Proposal for a new credit system
This is a tentative proposal for a new credit system for BOINC.
- The system should reflect how much "utility" volunteers provide to projects. There are many types of utility (see below). Projects should be able to define utility however they want.
- The system should normalize the amount of credits given by different projects, so that there will be no incentive for average volunteers to select projects based on credit (however, volunteers with unusual computers should have an incentive to select projects that need such resources).
- The average amount of credit per host per day should remain constant over time.
Types of utility
Possible types of utility:
- Computation (FP, integer, or mixed) without tight deadlines (this is typical of most current projects).
- Computation with a tight latency bound (minutes or hours).
- Computation that needs a large amount of RAM.
- Computation that needs a large amount of storage.
- Storage (e.g. GB/day).
- Storage, with network bandwidth and/or availability requirements.
- Network bandwidth (e.g. web crawling).
- Network bandwidth at particular times of day (e.g. Internet performance study).
- Deployment on a wide range of computer types (e.g. studies of computer usage).
- Computation with human "steering".
- Human activity (e.g. Stardust@home-type projects).
- Computers are described by a set of parameters (FP and int benchmarks, #CPUs, cache sizes, memory bandwidth, available RAM, available disk, presence of particular GPUs, network bandwidth, available fraction, connected fraction, maybe others).
- Each project P publishes a "credit function" C(H) specifying, for a host H with given parameters, how much credit per day would be granted if H is attached exclusively to P.
- Normalization rule: for each project, the average of C(H) over all hosts participating in BOINC must be about 100.
- Accounting rule: the credit granted by a project P cannot exceed the sum over hosts H of
RS(H, P)*C(H)where RS(H, P) is the fractional resource share of H's attachment to P.
The normalization and accounting rules would be evaluated by cross-project statistics sites.
- Computational projects would have to derive a credit function based on how fast various types of computers run their applications (and how much they value each application). We can supply automated tools for this.

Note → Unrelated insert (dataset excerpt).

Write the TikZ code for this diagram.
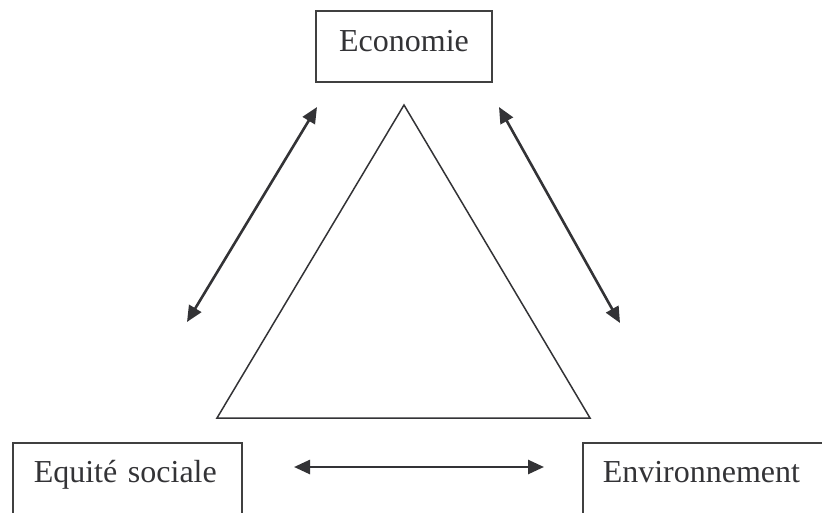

- Suppose a project's application needs at least 16 GB RAM. Its credit function would be zero for hosts with < 16 GB RAM. Its value for hosts with at least 16 GB would be limited by the normalization rule.
- For a storage-only projects, C(H) would be proportional to available disk space (possibly with some additional consideration for network bandwidth etc.).
- Using the published credit functions, it would be possible to develop a "credit maximizer" web site, where users can enter the parameters of their computer, and it tells them how much credit/day each project would give them.
- Similarly, it would be possible to develop a web site that tells users how much additional credit/day they could get by adding more disk/RAM/network bandwidth etc. to an existing computer.
Questions and comments
- BOINC doesn't currently have code to measure memory bandwidth or cache sizes; we'd need to develop this.
- How should credit functions be represented (e.g., as a data structure? a PHP function?).
- What should the default credit function be? What tools can we provide to projects to let them develop appropriate credit functions easily?
- As computers become faster and bigger, credit functions will have to change in order to continue to satisfy the normalization rule.
- Credit can no longer be used as a basis for FLOPS estimates; we'll need something else for that purpose (or keep around the existing credit system and use it only to estimate FLOPS).
- Suppose a project's application needs X GB of RAM, and there is only one host in the BOINC population with that much RAM. Then its credit per day for that host can be 100N, where N is the size of the population. In other words, that computer can get as much credit as all other computers combined. Is this desirable?
- The accounting rule doesn't take into account non-competing projects. E.g. suppose project A uses only CPU and project B uses only disk. If hosts attach to both projects with equal resource shares, the projects will be limited to issuing 50 credits/day on the average.
- Suppose a project uses a resource that other projects use little or none of (e.g. QCN uses the accelerometer found in some laptops; Depspid uses network). How much credit should the project be allowed to grant? Under the current proposal, they would be allowed to grant something like 100/(N+1) per host/day, where N is the average number of other attached projects.
- Also in the above case, the resource share for QCN doesn't affect its utility (since it doesn't use any bottleneck resources), and yet users' resource share settings will affect how much credit can be granted by QCN and other projects attached to hosts running QCN. This doesn't seem right.
- Suppose that a large number of projects arise that don't use CPU or other bottleneck resources. If they're allowed to grant as much credit as CPU-intensive projects, then credit becomes meaningless.
- This proposal doesn't say anything about the last 3 types of utility.